Computational fluid dynamics prediction of marine propeller cavitation including solution verification

This paper analyses the effect of grid refinement on computational fluid dynamics simulations of cavitating propeller flow. Refinement is made both globally, using geometrically similar grids, and locally, by applying adaptive grid refinement. The test case is the E779A propeller operating in uniform inflow conditions in a cavitation tunnel. This allows more computationally efficient steady simulations to be made, permitting a grid uncertainty analysis not previously seen for cavitating flow computations. Unsteady simulations are also presented in order to compare two turbulence modelling approaches. Differences in the discretisation uncertainty in terms of propeller thrust and torque were found to be small between wetted and cavitating flow conditions, although the order of convergence for the cavitating case is lower.

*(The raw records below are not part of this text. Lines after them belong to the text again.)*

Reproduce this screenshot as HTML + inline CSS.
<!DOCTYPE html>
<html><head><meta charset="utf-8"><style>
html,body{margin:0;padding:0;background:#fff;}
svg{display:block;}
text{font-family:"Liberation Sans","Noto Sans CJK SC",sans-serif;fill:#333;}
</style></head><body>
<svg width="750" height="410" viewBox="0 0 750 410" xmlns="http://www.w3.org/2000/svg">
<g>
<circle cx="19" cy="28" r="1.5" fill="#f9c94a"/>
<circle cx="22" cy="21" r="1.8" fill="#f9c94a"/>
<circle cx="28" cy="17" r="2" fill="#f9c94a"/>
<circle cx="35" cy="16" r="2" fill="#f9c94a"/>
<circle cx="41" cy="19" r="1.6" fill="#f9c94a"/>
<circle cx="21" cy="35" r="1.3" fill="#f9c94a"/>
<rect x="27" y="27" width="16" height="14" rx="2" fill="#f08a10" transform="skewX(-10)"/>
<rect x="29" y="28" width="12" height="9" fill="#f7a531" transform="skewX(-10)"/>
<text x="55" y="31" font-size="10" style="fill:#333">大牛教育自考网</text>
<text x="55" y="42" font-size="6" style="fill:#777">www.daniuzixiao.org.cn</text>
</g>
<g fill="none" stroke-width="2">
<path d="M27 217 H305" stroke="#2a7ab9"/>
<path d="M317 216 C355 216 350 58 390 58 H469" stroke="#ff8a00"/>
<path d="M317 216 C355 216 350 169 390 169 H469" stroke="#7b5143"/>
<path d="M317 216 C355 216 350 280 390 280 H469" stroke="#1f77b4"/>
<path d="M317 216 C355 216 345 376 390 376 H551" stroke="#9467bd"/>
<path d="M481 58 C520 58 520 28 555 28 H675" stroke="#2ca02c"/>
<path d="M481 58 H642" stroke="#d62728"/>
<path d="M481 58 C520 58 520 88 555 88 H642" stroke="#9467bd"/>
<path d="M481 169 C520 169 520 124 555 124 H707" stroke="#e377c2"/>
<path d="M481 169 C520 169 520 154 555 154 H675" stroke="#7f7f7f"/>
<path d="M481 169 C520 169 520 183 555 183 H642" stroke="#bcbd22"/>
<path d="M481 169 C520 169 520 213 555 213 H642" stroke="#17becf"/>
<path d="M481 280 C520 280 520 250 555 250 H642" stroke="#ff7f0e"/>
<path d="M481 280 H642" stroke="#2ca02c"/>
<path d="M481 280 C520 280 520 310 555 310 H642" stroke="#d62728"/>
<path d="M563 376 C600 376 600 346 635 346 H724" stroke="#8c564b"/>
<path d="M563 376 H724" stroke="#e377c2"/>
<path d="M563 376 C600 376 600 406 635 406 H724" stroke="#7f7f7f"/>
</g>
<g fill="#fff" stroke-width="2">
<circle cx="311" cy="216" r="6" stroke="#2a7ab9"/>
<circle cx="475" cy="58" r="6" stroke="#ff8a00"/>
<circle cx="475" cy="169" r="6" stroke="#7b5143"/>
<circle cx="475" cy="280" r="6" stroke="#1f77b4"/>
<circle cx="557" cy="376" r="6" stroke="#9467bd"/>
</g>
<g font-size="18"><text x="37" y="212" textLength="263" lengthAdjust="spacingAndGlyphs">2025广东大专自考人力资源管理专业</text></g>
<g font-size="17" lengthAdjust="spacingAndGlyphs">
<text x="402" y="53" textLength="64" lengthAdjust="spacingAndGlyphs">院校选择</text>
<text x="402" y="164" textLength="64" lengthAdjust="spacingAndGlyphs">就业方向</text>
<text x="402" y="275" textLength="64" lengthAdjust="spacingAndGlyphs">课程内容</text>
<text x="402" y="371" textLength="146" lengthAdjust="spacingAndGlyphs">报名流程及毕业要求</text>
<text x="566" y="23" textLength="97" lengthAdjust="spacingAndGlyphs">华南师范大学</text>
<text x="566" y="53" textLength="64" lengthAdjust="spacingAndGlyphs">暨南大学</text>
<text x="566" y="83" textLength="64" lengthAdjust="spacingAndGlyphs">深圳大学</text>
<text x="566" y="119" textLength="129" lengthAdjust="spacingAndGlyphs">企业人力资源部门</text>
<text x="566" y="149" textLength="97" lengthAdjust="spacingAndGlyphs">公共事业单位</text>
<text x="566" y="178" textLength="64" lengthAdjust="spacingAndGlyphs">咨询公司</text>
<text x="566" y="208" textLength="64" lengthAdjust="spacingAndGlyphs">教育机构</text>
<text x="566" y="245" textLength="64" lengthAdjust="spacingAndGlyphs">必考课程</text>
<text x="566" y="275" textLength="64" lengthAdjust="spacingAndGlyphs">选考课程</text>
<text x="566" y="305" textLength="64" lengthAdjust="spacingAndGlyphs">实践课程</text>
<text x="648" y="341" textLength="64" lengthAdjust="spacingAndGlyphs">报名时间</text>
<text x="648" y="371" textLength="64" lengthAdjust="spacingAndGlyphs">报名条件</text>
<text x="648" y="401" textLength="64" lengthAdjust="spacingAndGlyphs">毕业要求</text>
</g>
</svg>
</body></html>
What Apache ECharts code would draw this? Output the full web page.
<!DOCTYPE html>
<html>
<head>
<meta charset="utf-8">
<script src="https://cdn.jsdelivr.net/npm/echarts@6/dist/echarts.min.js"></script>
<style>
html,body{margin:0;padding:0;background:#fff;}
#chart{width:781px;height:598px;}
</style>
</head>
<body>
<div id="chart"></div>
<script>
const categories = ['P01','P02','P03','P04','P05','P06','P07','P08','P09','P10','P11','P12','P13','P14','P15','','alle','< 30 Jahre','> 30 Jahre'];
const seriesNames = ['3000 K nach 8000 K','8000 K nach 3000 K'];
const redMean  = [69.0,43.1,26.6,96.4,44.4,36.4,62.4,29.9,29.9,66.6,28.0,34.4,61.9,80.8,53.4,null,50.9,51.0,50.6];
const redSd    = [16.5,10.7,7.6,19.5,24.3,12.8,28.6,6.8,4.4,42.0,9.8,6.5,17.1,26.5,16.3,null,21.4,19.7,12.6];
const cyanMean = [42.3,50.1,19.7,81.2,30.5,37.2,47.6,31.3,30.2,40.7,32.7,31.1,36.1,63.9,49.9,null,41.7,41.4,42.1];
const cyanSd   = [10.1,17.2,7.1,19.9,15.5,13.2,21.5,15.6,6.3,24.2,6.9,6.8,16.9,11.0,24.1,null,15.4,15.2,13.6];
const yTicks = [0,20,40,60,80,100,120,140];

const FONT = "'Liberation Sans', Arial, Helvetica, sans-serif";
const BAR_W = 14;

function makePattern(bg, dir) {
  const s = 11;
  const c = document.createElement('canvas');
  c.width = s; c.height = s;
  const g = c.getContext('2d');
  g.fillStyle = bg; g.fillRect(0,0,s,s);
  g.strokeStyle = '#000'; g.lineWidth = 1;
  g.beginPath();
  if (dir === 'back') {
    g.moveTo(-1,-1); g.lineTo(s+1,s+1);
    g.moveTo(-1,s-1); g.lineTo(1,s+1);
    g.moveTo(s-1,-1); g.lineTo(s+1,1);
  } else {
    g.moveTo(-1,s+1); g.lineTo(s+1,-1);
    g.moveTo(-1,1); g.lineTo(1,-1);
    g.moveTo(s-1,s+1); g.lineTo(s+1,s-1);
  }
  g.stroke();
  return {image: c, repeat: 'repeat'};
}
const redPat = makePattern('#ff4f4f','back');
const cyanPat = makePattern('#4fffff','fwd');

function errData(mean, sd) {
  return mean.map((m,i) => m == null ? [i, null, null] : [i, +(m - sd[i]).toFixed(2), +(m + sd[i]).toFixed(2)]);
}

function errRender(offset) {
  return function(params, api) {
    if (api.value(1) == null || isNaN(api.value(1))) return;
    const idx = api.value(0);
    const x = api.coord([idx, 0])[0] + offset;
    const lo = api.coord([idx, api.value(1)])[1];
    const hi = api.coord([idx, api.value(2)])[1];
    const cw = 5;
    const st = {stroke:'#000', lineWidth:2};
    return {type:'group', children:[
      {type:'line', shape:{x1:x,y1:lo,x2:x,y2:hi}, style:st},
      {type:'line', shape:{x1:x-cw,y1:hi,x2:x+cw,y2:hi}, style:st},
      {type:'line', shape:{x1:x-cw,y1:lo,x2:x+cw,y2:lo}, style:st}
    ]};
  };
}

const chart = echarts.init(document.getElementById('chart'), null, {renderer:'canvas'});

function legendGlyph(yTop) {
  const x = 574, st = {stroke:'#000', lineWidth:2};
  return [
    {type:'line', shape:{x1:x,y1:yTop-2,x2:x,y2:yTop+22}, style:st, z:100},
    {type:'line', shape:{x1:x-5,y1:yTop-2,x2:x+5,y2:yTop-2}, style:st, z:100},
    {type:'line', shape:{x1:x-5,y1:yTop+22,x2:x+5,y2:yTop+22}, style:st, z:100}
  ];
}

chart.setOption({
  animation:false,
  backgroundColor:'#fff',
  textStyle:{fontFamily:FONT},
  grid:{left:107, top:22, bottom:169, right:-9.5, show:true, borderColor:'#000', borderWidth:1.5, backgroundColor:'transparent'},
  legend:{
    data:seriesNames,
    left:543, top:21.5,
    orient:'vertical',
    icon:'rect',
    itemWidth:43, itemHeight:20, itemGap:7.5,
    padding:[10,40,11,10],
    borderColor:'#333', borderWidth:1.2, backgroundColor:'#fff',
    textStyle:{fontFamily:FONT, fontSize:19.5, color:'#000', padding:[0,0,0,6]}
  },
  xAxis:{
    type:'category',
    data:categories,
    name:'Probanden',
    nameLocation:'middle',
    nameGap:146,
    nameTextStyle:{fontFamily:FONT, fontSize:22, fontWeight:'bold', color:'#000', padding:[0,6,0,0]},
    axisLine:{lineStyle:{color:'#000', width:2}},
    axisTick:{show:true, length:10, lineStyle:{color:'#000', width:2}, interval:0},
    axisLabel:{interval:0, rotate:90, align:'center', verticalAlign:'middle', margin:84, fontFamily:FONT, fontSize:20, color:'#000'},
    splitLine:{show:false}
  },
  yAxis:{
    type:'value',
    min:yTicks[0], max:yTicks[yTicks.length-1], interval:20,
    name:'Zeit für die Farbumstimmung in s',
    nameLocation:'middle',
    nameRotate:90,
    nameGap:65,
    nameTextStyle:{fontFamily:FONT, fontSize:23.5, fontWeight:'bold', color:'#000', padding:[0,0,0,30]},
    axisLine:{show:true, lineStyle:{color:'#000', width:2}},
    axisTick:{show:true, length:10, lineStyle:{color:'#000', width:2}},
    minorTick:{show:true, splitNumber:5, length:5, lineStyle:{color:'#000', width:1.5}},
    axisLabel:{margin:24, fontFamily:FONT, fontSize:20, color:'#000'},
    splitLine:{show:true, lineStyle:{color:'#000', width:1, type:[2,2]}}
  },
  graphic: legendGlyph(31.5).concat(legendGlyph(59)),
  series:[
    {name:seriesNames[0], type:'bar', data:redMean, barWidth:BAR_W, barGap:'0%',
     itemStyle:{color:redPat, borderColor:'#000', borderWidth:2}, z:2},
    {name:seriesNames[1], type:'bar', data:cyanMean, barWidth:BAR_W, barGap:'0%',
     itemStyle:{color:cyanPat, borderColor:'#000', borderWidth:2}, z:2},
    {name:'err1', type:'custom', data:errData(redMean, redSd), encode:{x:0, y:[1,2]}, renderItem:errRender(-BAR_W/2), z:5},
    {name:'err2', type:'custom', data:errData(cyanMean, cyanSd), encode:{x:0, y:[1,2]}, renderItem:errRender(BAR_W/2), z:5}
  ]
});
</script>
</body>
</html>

Overall the largest effect of grid refinement is found to be in the tip vortex region, where differences in the predicted cavity extents are significant between grids. The use of adaptive grid refinement allows improved capture of tip vortex cavitation with fewer total grid cells, although the cavity extent is limited by increasing eddy viscosity when using RANS. Application of DDES reduces this influence somewhat, motivating further study into the potential of scale-resolving simulations in combination with adaptive grid refinement for vortex cavitation prediction.